After sending the text of my previous post to all seven Johnston County Commissioners, I got a response back from three of them. The first one just said “Thanks for the email” and that was that. Nice discourse.
The third one was actually from a clerk who simply sent me Allen Mims’ (the Chairman) memo explaining the delay of the hearing and formation of the working group, which I had already read.
But the second one was from Vice Chairman Commissioner Jeff Carver who said simply, “Thanks for the email, please call me to discuss.”
Well. That was more than I expected. So I took him up on the offer, got his cell phone number from him and called him later that night. We spoke for 20 minutes or so about a number of things I mentioned in my email (which he said he thought was the longest he’d ever received, even outside his role as Commissioner) as well as some other points. I’ll include some details from that conversation in another follow-up post.

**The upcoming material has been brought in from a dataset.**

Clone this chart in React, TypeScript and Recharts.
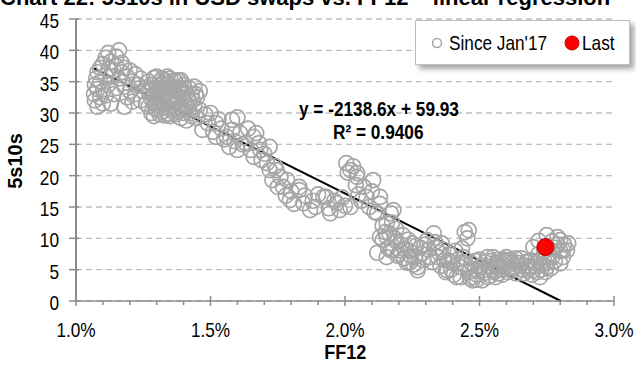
import React from 'react';
import { ScatterChart, Scatter, XAxis, YAxis, CartesianGrid, ReferenceLine } from 'recharts';

const titleText = 'Chart 22: 5s10s in USD swaps vs. FF12 – linear regression';
const xAxisTitle = 'FF12';
const yAxisTitle = '5s10s';
const seriesNames = ["Since Jan'17", 'Last'];
const equationText = 'y = -2138.6x + 59.93';
const r2Text = 'R² = 0.9406';

const xTicks = [1.0, 1.1, 1.2, 1.3, 1.4, 1.5, 1.6, 1.7, 1.8, 1.9, 2.0, 2.1, 2.2, 2.3, 2.4, 2.5, 2.6, 2.7, 2.8, 2.9, 3.0];
const yTicks = [0, 5, 10, 15, 20, 25, 30, 35, 40, 45];

// regression: y = slope * (FF12 in %/100) + intercept, drawn from min FF12 to where it meets the 0 axis
const trendSlope = -2138.6;
const trendIntercept = 59.93;
const trendRangeX = [1.067, 2.8023];

// FF12 (%), 5s10s (bp)
const sinceJan17: [number, number][] = [
  [1.067, 33.0], [1.07, 34.5], [1.07, 32.0], [1.075, 35.5], [1.08, 31.0], [1.08, 33.8], [1.08, 36.5], [1.09, 32.5],
  [1.09, 35.0], [1.10, 31.5], [1.10, 33.5], [1.10, 37.8], [1.11, 36.0], [1.11, 38.8], [1.12, 34.5], [1.12, 37.0],
  [1.12, 39.6], [1.13, 35.8], [1.13, 38.2], [1.14, 36.8], [1.14, 33.0], [1.15, 37.5], [1.15, 39.0], [1.16, 40.0],
  [1.16, 35.5], [1.17, 36.5], [1.17, 38.0], [1.18, 34.2], [1.18, 37.2], [1.19, 35.8], [1.19, 32.5], [1.20, 36.8],
  [1.20, 33.5], [1.21, 35.0], [1.21, 31.8], [1.22, 36.2], [1.22, 33.0], [1.23, 34.5], [1.24, 32.0], [1.24, 35.5],
  [1.25, 33.5], [1.26, 31.5], [1.26, 34.0], [1.11, 32.8], [1.13, 31.5], [1.09, 37.2], [1.15, 34.0], [1.18, 31.0],
  [1.27, 31.0], [1.27, 33.5], [1.27, 35.0], [1.28, 30.0], [1.28, 32.2], [1.28, 34.5], [1.29, 29.5], [1.29, 31.5],
  [1.29, 33.0], [1.29, 35.6], [1.30, 30.5], [1.30, 32.5], [1.30, 34.0], [1.30, 35.8], [1.31, 29.8], [1.31, 31.2],
  [1.31, 33.5], [1.31, 35.0], [1.32, 30.2], [1.32, 32.0], [1.32, 34.5], [1.32, 35.5], [1.33, 29.6], [1.33, 31.0],
  [1.33, 32.8], [1.33, 35.2], [1.34, 30.8], [1.34, 33.2], [1.34, 34.8], [1.34, 35.8], [1.35, 29.5], [1.35, 31.8],
  [1.35, 33.8], [1.35, 35.5], [1.36, 30.5], [1.36, 32.5], [1.36, 34.2], [1.37, 29.8], [1.37, 31.5], [1.37, 33.0],
  [1.37, 35.0], [1.38, 30.2], [1.38, 32.2], [1.38, 34.0], [1.39, 29.2], [1.39, 31.0], [1.39, 33.5], [1.39, 35.2],
  [1.40, 30.0], [1.40, 32.5], [1.40, 34.5], [1.41, 28.8], [1.41, 31.2], [1.41, 33.2], [1.42, 30.5], [1.42, 32.0],
  [1.42, 34.0], [1.43, 29.5], [1.43, 33.0], [1.44, 31.0], [1.44, 34.2], [1.45, 29.2], [1.45, 32.5], [1.46, 30.5],
  [1.46, 33.5], [1.285, 33.8], [1.295, 30.8], [1.305, 33.2], [1.315, 34.6], [1.325, 31.6], [1.335, 34.0], [1.345, 29.9],
  [1.355, 32.6], [1.365, 35.2], [1.375, 31.9], [1.385, 33.6], [1.395, 30.6], [1.405, 33.9], [1.415, 32.4], [1.425, 30.0],
  [1.435, 32.0], [1.445, 33.0], [1.30, 31.8], [1.33, 33.8], [1.36, 31.2], [1.38, 35.2], [1.34, 32.2], [1.32, 33.2],
  [1.47, 27.3], [1.48, 29.8], [1.49, 28.4], [1.50, 30.0], [1.51, 27.0], [1.52, 28.4], [1.52, 26.2], [1.53, 29.0],
  [1.54, 27.5], [1.55, 25.8], [1.56, 26.2], [1.57, 24.6], [1.58, 27.3], [1.58, 28.9], [1.59, 25.5], [1.60, 29.3],
  [1.60, 24.1], [1.61, 26.8], [1.62, 25.0], [1.63, 25.2], [1.64, 27.5], [1.65, 24.1], [1.66, 26.2], [1.66, 23.0],
  [1.67, 26.8], [1.68, 25.2], [1.685, 24.1], [1.69, 22.5], [1.70, 23.5], [1.71, 22.0], [1.72, 24.6], [1.72, 20.9],
  [1.73, 19.3], [1.74, 21.5], [1.745, 20.9], [1.75, 18.2], [1.76, 19.8],
  [1.77, 18.2], [1.78, 16.8], [1.785, 19.3], [1.795, 16.1], [1.80, 17.5], [1.81, 15.5], [1.83, 18.2], [1.83, 17.7],
  [1.845, 15.6], [1.85, 16.8], [1.87, 14.5], [1.88, 16.0], [1.89, 15.0], [1.90, 17.0], [1.92, 16.6], [1.93, 16.6],
  [1.94, 14.8], [1.945, 14.0], [1.96, 16.0], [1.97, 15.6], [1.98, 14.5], [1.99, 16.5], [2.00, 15.2],
  [2.005, 22.0], [2.01, 20.5], [2.02, 20.9], [2.02, 15.0], [2.03, 21.5], [2.04, 18.5], [2.045, 19.8], [2.045, 20.4],
  [2.05, 17.0], [2.06, 16.0], [2.07, 18.2], [2.08, 16.6], [2.09, 15.0], [2.10, 17.5], [2.105, 19.3], [2.11, 14.2],
  [2.12, 14.0], [2.13, 16.6], [2.13, 15.5],
  [2.12, 7.7], [2.13, 10.2], [2.14, 9.7], [2.14, 12.0], [2.15, 11.0], [2.155, 12.4], [2.155, 10.2], [2.155, 7.0],
  [2.16, 8.5], [2.17, 8.1], [2.17, 14.0], [2.18, 14.5], [2.18, 8.1], [2.19, 9.5], [2.19, 11.5], [2.20, 7.5],
  [2.205, 8.1], [2.21, 9.0], [2.22, 6.8], [2.23, 6.1], [2.24, 6.1], [2.24, 8.0], [2.25, 9.2], [2.26, 7.0],
  [2.27, 5.4], [2.27, 4.9], [2.28, 8.5], [2.29, 6.5], [2.305, 9.7], [2.315, 7.0], [2.33, 10.8], [2.34, 8.5],
  [2.35, 7.7], [2.36, 9.2], [2.37, 6.5], [2.38, 4.9], [2.39, 7.5], [2.40, 6.1], [2.41, 8.0], [2.415, 3.8],
  [2.43, 5.4], [2.43, 3.8], [2.44, 7.0], [2.445, 11.0], [2.46, 11.3], [2.455, 10.0], [2.47, 6.0], [2.475, 3.8],
  [2.165, 10.8], [2.175, 12.5], [2.185, 10.0], [2.195, 7.2], [2.215, 10.5], [2.225, 8.2], [2.235, 9.8], [2.245, 7.2],
  [2.255, 5.8], [2.265, 8.8], [2.285, 7.5], [2.295, 9.0], [2.31, 8.2], [2.325, 6.2], [2.335, 9.4], [2.345, 7.0],
  [2.355, 5.6], [2.365, 8.2], [2.375, 4.6], [2.385, 6.4], [2.395, 5.0], [2.405, 4.2], [2.42, 6.6], [2.435, 8.4],
  [2.445, 5.8], [2.46, 4.6], [2.465, 3.6], [2.485, 6.4], [2.495, 4.8],
  [2.475, 3.3], [2.48, 5.0], [2.49, 4.2], [2.50, 5.4], [2.51, 3.3], [2.52, 4.5], [2.53, 7.0], [2.53, 3.8],
  [2.54, 5.5], [2.55, 7.0], [2.555, 4.6], [2.565, 5.4], [2.565, 6.1], [2.58, 5.0], [2.59, 5.8], [2.60, 6.5],
  [2.60, 7.0], [2.61, 5.2], [2.62, 6.0], [2.63, 5.5], [2.64, 6.1], [2.65, 6.1], [2.66, 5.0], [2.67, 5.6],
  [2.68, 4.9], [2.69, 6.5], [2.70, 4.9], [2.70, 8.6], [2.71, 6.0], [2.72, 7.5], [2.725, 3.8], [2.73, 5.0],
  [2.74, 6.5], [2.75, 5.4], [2.76, 7.5], [2.77, 7.0], [2.78, 8.5], [2.79, 9.0], [2.80, 9.7], [2.80, 8.0],
  [2.81, 7.0], [2.81, 8.1], [2.51, 4.8], [2.52, 6.2], [2.54, 4.0], [2.56, 5.8], [2.57, 4.4], [2.59, 6.6],
  [2.62, 4.8], [2.635, 6.8], [2.50, 6.6], [2.49, 3.4],
  [2.545, 6.4], [2.55, 5.0], [2.56, 3.8], [2.57, 6.6], [2.575, 5.6], [2.585, 4.2], [2.595, 6.2], [2.605, 4.6],
  [2.615, 6.6], [2.625, 5.2], [2.635, 4.4], [2.645, 5.6], [2.655, 6.8], [2.665, 4.4], [2.675, 6.2], [2.685, 5.4],
  [2.695, 4.2], [2.705, 5.6], [2.715, 4.6], [2.72, 6.4], [2.735, 5.8], [2.745, 4.6], [2.755, 6.2], [2.765, 5.2],
  [2.72, 9.6], [2.75, 10.5], [2.77, 9.5], [2.79, 10.2], [2.80, 6.0], [2.815, 9.0], [2.825, 8.1], [2.83, 9.2],
  [2.78, 6.4], [2.74, 8.0],
];
const lastPoint: [number, number][] = [[2.745, 8.6]];

const sinceData = sinceJan17.map(([x, y]) => ({ x, y }));
const lastData = lastPoint.map(([x, y]) => ({ x, y }));
const trendSegment = trendRangeX.map((x) => ({ x, y: Math.max(0, trendSlope * (x / 100) + trendIntercept) }));

const FONT = '"Liberation Sans", Arial, sans-serif';
const NARROW = 0.82;
const AXIS = '#8c8c8c';

const HollowDot = (props: any) => (
  <circle cx={props.cx} cy={props.cy} r={7.5} fill="none" stroke="#a6a6a6" strokeWidth={1.7} />
);
const RedDot = (props: any) => (
  <circle cx={props.cx} cy={props.cy} r={8.5} fill="#ff0000" stroke="#c00000" strokeWidth={1} />
);

const XTick = (props: any) => {
  const { x, y, payload } = props;
  const v = payload.value as number;
  const major = Math.abs(v * 2 - Math.round(v * 2)) < 1e-6;
  return (
    <g>
      <line x1={x} x2={x} y1={major ? y - 5 : y} y2={y + (major ? 5 : 4)} stroke={AXIS} strokeWidth={1.5} />
      {major && (
        <text transform={`translate(${x},${y + 36}) scale(${NARROW},1)`} textAnchor="middle" fontFamily={FONT} fontSize={21} fill="#000">
          {v.toFixed(1) + '%'}
        </text>
      )}
    </g>
  );
};

const YTick = (props: any) => {
  const { x, y, payload } = props;
  return (
    <g>
      <line x1={x - 7} x2={x + 3} y1={y} y2={y} stroke={AXIS} strokeWidth={1.5} />
      <text transform={`translate(${x - 17},${y + 9}) scale(${NARROW},1)`} textAnchor="end" fontFamily={FONT} fontSize={21} fill="#000">
        {payload.value}
      </text>
    </g>
  );
};

const narrowSpan = (text: string, extra: React.CSSProperties = {}) => (
  <span style={{ display: 'inline-block', transform: `scaleX(${NARROW})`, transformOrigin: 'left center', whiteSpace: 'nowrap', ...extra }}>{text}</span>
);

export default function App() {
  return (
    <div style={{ position: 'absolute', left: 0, top: 0, width: 636, height: 367, overflow: 'hidden', background: '#fff', fontFamily: FONT }}>
      <div style={{ position: 'absolute', left: 0, top: -13, fontSize: 22, fontWeight: 'bold', whiteSpace: 'nowrap', lineHeight: '22px' }}>
        {titleText}
      </div>
      <ScatterChart width={636} height={367} margin={{ top: 19, right: 22, bottom: 36, left: 16 }}>
        <CartesianGrid vertical={false} stroke="#c0c0c0" strokeDasharray="6 4" strokeWidth={1.3} />
        <XAxis
          type="number"
          dataKey="x"
          domain={[1, 3]}
          ticks={xTicks}
          interval={0}
          allowDataOverflow
          height={30}
          tickSize={0}
          tickMargin={0}
          tick={<XTick />}
          axisLine={{ stroke: AXIS, strokeWidth: 1.5 }}
        />
        <YAxis
          type="number"
          dataKey="y"
          domain={[0, 45]}
          ticks={yTicks}
          interval={0}
          allowDataOverflow
          width={60}
          tickSize={0}
          tickMargin={0}
          tick={<YTick />}
          axisLine={{ stroke: AXIS, strokeWidth: 2 }}
        />
        <Scatter name={seriesNames[0]} data={sinceData} shape={<HollowDot />} isAnimationActive={false} />
        <ReferenceLine
          segment={[{ x: trendSegment[0].x, y: trendSegment[0].y }, { x: trendSegment[1].x, y: trendSegment[1].y }]}
          stroke="#000"
          strokeWidth={2}
          ifOverflow="visible"
        />
        <Scatter name={seriesNames[1]} data={lastData} shape={<RedDot />} isAnimationActive={false} />
      </ScatterChart>
      <div style={{ position: 'absolute', left: 299, top: 97, fontSize: 21, fontWeight: 'bold', lineHeight: '23px' }}>
        {narrowSpan(equationText)}
      </div>
      <div style={{ position: 'absolute', left: 333, top: 120, fontSize: 21, fontWeight: 'bold', lineHeight: '23px' }}>
        {narrowSpan(r2Text)}
      </div>
      <div style={{ position: 'absolute', left: 305, top: 341, width: 80, textAlign: 'center', fontSize: 20, fontWeight: 'bold', lineHeight: '22px' }}>
        <span style={{ display: 'inline-block', transform: 'scaleX(0.9)' }}>{xAxisTitle}</span>
      </div>
      <div style={{ position: 'absolute', left: 15 - 35, top: 161 - 11, width: 70, height: 22, textAlign: 'center', fontSize: 20, fontWeight: 'bold', lineHeight: '22px', transform: 'rotate(-90deg)' }}>
        {yAxisTitle}
      </div>
      <div style={{ position: 'absolute', left: 415, top: 20, width: 215, height: 45, background: '#fff', border: '1px solid #bfbfbf', boxShadow: '4px 4px 5px rgba(0,0,0,0.35)', boxSizing: 'border-box' }}>
        <svg width={215} height={45} style={{ position: 'absolute', left: -1, top: -1 }}>
          <circle cx={22} cy={23} r={4.5} fill="none" stroke="#a6a6a6" strokeWidth={1.5} />
          <circle cx={157} cy={23} r={7} fill="#ff0000" stroke="#c00000" strokeWidth={1} />
        </svg>
        <div style={{ position: 'absolute', left: 33, top: 10, fontSize: 21, lineHeight: '24px' }}>{narrowSpan(seriesNames[0])}</div>
        <div style={{ position: 'absolute', left: 166, top: 10, fontSize: 21, lineHeight: '24px' }}>{narrowSpan(seriesNames[1])}</div>
      </div>
    </div>
  );
}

But, at the end of the conversation he suggested I take a few days to digest what we talked about and that if I wanted to speak with him again, or even meet with him person, that he’d be happy to oblige. I’m happy to report that I took him up on the offer and Mr. Carver didn’t renege on the agreement to meet with me. Knitebane, another friend from Johnston County and I met with the Commissioner today for lunch and discussed several issues surrounding this proposed ordinance for about 45 minutes. I would like to publicly thank Vice Chairman Jeff Carver for meeting with three Johnston County citizens in person to discuss our concerns. I’ll include details of today’s conversation in my follow-up to be posted later tonight or sometime this weekend.
I don’t know whether or not, even with reinforcements, we’ve swayed the Commissioner much or at all. But what this post is mostly about is something I think Arctic Patriot said first not long ago. It’s the concept of a necessary fail. I can’t begin to describe my frustration with both family members and friends and acquaintances who assert that “it doesn’t matter what you do or say or who you vote for…the whole process is corrupt and there is no point in participating.” And yet those same people will complain to no end about one government action or another. Or even, if you can believe it, scream for the government to do something about some disaster or another (bank collapse, mass shooting). These same people who moan on and on about their government being corrupt, incompetent, or about them not having a voice, demand that that very government come to the rescue.

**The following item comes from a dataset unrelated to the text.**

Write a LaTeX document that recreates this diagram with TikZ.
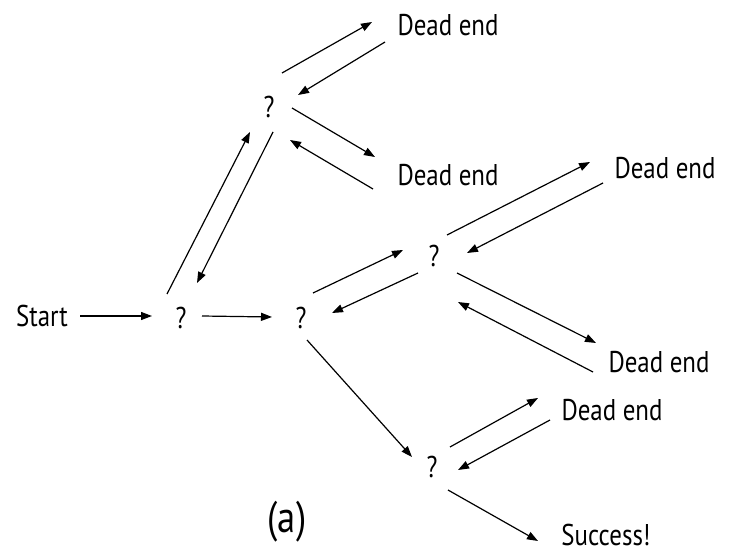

The necessary fail here is making your voice heard. Stand up and declare that your rights are not up for majority vote. They are not negotiable. Like I said once, Three Percenters (or the three percent credo) are consistently misrepresented. None of them I know are hoping for the shooting to start. But as Mike Vanderboegh keeps saying, there is little hope that this government will be able to restrain itself. They will overreach to the point of violence. Some say they already have, but I mean there will be a violent action by this government that even those who seriously believe that it can’t happen here will be calling for resistance.
Should that happen, and you find yourself needing to make the choice to defend yourself and your family against a government out of control with rage and making up trumped up charges to boot-stomp your face because of what you believe, in my opinion, you will be obliged to ask yourself a simple question or two: “Do I have the moral authority to pull that trigger? Have I done everything in my power to prevent it from getting to this point?”
If the answer is No to either of those questions, then what makes you think fighting for your freedom at the point of a gun is going to bring about a restored republic if you haven’t trained yourself through repetition and taught your offspring to keep on reminding those in political office who really is in charge?
Yes, I know it feels pointless. Yes, I know both major parties more and more seem to be two wings of the same party. Yes, I know that some of the tea partiers seem to have been compromised already. That’s no excuse. You must do your part.
This is the first time I have ever met face to face with a politician in my life. And my life flashed before my eyes. Seriously, though, it was probably the most important political action I’ve ever taken in my life. No armed rally, no campaign contribution, no letter writing, no voting could accomplish what I did today. We made our voices heard directly, three feet or less in front of his face. He knows we mean business. He knows we will be at the hearing when it is rescheduled. If he doesn’t listen…well, we’ve done our part. And I will feel justified in violating the ordinance every chance I get. And taken to a larger political scale with more egregious infringements, more serious acts of disobedience.